[START Provided material]

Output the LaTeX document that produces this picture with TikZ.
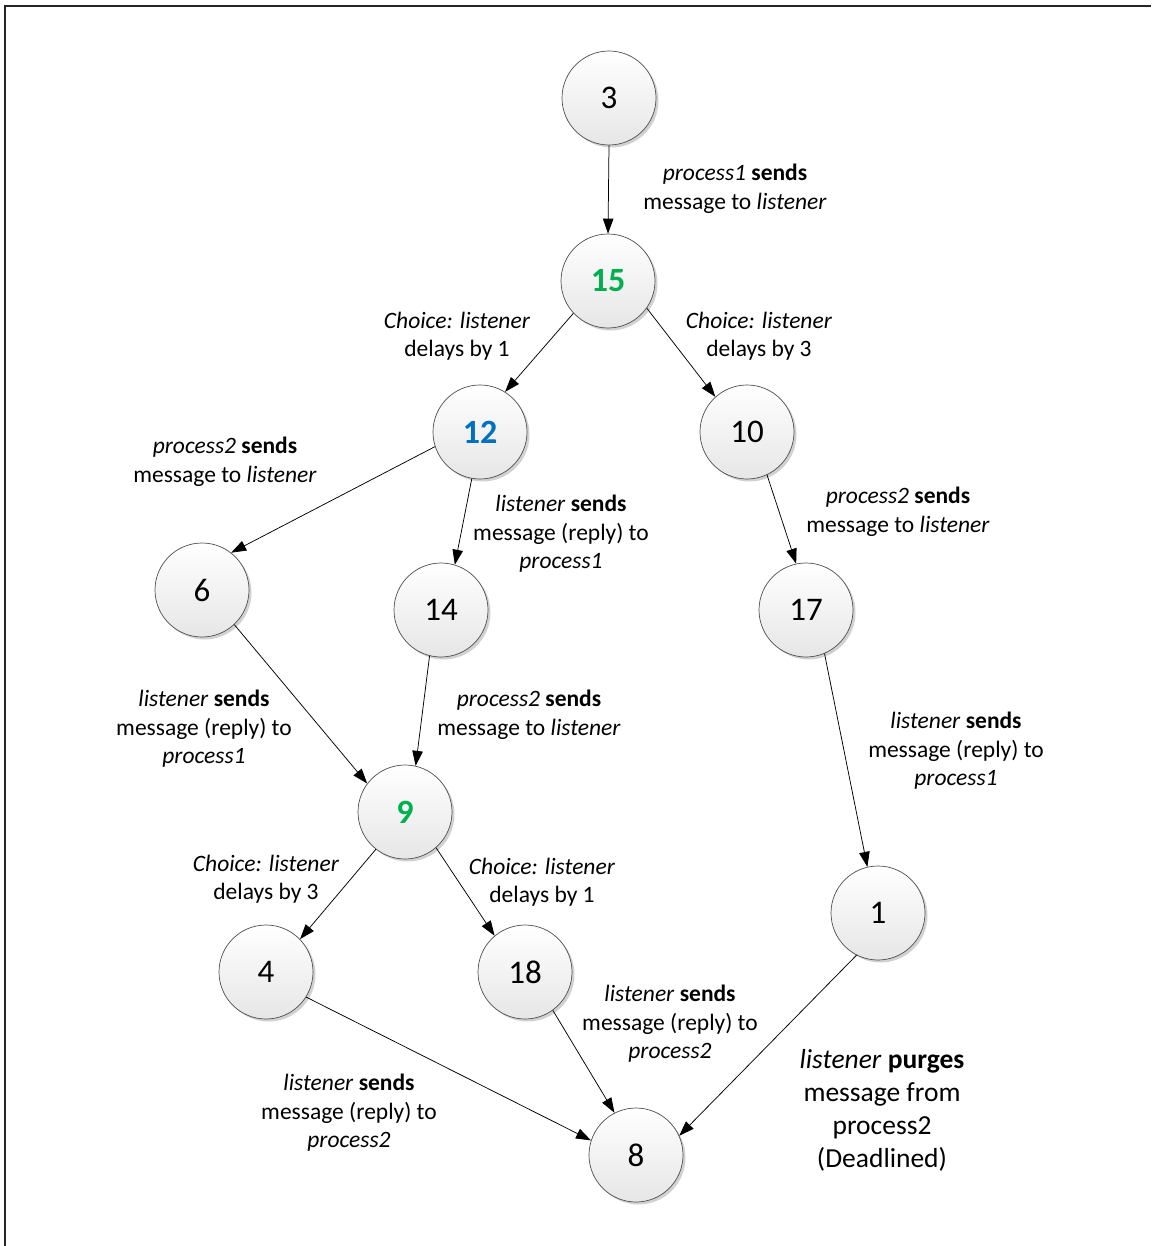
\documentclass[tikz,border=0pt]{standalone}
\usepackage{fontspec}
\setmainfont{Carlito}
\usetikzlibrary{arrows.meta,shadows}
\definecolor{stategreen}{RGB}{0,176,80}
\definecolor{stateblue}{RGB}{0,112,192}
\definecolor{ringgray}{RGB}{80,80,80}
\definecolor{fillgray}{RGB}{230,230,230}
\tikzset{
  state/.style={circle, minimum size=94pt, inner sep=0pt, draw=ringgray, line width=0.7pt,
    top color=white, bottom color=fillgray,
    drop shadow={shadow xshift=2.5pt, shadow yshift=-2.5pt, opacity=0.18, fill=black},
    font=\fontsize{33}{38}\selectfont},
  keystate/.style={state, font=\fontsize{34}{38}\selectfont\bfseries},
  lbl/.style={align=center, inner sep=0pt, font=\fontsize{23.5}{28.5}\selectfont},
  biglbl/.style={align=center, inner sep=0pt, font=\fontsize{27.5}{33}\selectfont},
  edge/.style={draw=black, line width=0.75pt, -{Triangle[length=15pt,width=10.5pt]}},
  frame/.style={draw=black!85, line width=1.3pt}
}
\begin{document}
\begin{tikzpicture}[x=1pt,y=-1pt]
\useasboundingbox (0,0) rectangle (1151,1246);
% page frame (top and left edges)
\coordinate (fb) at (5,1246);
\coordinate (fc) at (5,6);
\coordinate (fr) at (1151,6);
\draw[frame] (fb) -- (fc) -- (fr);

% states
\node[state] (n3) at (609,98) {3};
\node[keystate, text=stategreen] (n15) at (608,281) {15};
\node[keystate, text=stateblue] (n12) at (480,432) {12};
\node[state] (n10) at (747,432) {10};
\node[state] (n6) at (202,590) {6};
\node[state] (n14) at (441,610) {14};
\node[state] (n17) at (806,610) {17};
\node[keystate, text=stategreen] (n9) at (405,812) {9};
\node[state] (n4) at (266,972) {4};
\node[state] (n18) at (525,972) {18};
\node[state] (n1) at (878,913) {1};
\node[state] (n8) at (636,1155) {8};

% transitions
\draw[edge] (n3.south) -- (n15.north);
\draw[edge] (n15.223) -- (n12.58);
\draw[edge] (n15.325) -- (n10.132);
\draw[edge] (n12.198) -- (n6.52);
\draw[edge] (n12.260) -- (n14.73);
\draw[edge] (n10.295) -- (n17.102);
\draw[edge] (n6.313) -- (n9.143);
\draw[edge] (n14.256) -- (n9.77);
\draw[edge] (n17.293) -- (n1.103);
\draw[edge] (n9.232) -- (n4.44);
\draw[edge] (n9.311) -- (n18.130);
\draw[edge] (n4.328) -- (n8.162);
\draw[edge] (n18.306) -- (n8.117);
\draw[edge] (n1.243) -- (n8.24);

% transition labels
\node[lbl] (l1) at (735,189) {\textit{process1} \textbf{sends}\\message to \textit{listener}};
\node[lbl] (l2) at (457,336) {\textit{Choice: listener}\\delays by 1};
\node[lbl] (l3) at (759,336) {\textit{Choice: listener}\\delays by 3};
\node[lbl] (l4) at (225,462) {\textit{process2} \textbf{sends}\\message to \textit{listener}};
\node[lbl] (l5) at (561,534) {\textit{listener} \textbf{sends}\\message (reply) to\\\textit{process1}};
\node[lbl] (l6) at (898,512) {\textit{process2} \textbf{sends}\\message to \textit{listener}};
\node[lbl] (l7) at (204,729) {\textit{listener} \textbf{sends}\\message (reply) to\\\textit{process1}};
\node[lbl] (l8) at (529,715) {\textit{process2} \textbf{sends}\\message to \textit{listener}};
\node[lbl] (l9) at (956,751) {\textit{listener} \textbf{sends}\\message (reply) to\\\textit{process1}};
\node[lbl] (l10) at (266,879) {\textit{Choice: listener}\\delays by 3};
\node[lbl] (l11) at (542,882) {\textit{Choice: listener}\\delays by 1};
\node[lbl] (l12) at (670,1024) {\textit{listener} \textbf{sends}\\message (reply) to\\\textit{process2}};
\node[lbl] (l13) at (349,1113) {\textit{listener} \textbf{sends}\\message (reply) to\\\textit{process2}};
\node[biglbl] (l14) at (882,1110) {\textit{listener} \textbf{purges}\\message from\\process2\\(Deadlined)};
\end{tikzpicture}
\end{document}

[END Provided material]

Prompt:
Print the whole listing above once more, word for word, without its pictures.

Solution:
Output the LaTeX document that produces this picture with TikZ.
\documentclass[tikz,border=0pt]{standalone}
\usepackage{fontspec}
\setmainfont{Carlito}
\usetikzlibrary{arrows.meta,shadows}
\definecolor{stategreen}{RGB}{0,176,80}
\definecolor{stateblue}{RGB}{0,112,192}
\definecolor{ringgray}{RGB}{80,80,80}
\definecolor{fillgray}{RGB}{230,230,230}
\tikzset{
  state/.style={circle, minimum size=94pt, inner sep=0pt, draw=ringgray, line width=0.7pt,
    top color=white, bottom color=fillgray,
    drop shadow={shadow xshift=2.5pt, shadow yshift=-2.5pt, opacity=0.18, fill=black},
    font=\fontsize{33}{38}\selectfont},
  keystate/.style={state, font=\fontsize{34}{38}\selectfont\bfseries},
  lbl/.style={align=center, inner sep=0pt, font=\fontsize{23.5}{28.5}\selectfont},
  biglbl/.style={align=center, inner sep=0pt, font=\fontsize{27.5}{33}\selectfont},
  edge/.style={draw=black, line width=0.75pt, -{Triangle[length=15pt,width=10.5pt]}},
  frame/.style={draw=black!85, line width=1.3pt}
}
\begin{document}
\begin{tikzpicture}[x=1pt,y=-1pt]
\useasboundingbox (0,0) rectangle (1151,1246);
% page frame (top and left edges)
\coordinate (fb) at (5,1246);
\coordinate (fc) at (5,6);
\coordinate (fr) at (1151,6);
\draw[frame] (fb) -- (fc) -- (fr);

% states
\node[state] (n3) at (609,98) {3};
\node[keystate, text=stategreen] (n15) at (608,281) {15};
\node[keystate, text=stateblue] (n12) at (480,432) {12};
\node[state] (n10) at (747,432) {10};
\node[state] (n6) at (202,590) {6};
\node[state] (n14) at (441,610) {14};
\node[state] (n17) at (806,610) {17};
\node[keystate, text=stategreen] (n9) at (405,812) {9};
\node[state] (n4) at (266,972) {4};
\node[state] (n18) at (525,972) {18};
\node[state] (n1) at (878,913) {1};
\node[state] (n8) at (636,1155) {8};

% transitions
\draw[edge] (n3.south) -- (n15.north);
\draw[edge] (n15.223) -- (n12.58);
\draw[edge] (n15.325) -- (n10.132);
\draw[edge] (n12.198) -- (n6.52);
\draw[edge] (n12.260) -- (n14.73);
\draw[edge] (n10.295) -- (n17.102);
\draw[edge] (n6.313) -- (n9.143);
\draw[edge] (n14.256) -- (n9.77);
\draw[edge] (n17.293) -- (n1.103);
\draw[edge] (n9.232) -- (n4.44);
\draw[edge] (n9.311) -- (n18.130);
\draw[edge] (n4.328) -- (n8.162);
\draw[edge] (n18.306) -- (n8.117);
\draw[edge] (n1.243) -- (n8.24);

% transition labels
\node[lbl] (l1) at (735,189) {\textit{process1} \textbf{sends}\\message to \textit{listener}};
\node[lbl] (l2) at (457,336) {\textit{Choice: listener}\\delays by 1};
\node[lbl] (l3) at (759,336) {\textit{Choice: listener}\\delays by 3};
\node[lbl] (l4) at (225,462) {\textit{process2} \textbf{sends}\\message to \textit{listener}};
\node[lbl] (l5) at (561,534) {\textit{listener} \textbf{sends}\\message (reply) to\\\textit{process1}};
\node[lbl] (l6) at (898,512) {\textit{process2} \textbf{sends}\\message to \textit{listener}};
\node[lbl] (l7) at (204,729) {\textit{listener} \textbf{sends}\\message (reply) to\\\textit{process1}};
\node[lbl] (l8) at (529,715) {\textit{process2} \textbf{sends}\\message to \textit{listener}};
\node[lbl] (l9) at (956,751) {\textit{listener} \textbf{sends}\\message (reply) to\\\textit{process1}};
\node[lbl] (l10) at (266,879) {\textit{Choice: listener}\\delays by 3};
\node[lbl] (l11) at (542,882) {\textit{Choice: listener}\\delays by 1};
\node[lbl] (l12) at (670,1024) {\textit{listener} \textbf{sends}\\message (reply) to\\\textit{process2}};
\node[lbl] (l13) at (349,1113) {\textit{listener} \textbf{sends}\\message (reply) to\\\textit{process2}};
\node[biglbl] (l14) at (882,1110) {\textit{listener} \textbf{purges}\\message from\\process2\\(Deadlined)};
\end{tikzpicture}
\end{document}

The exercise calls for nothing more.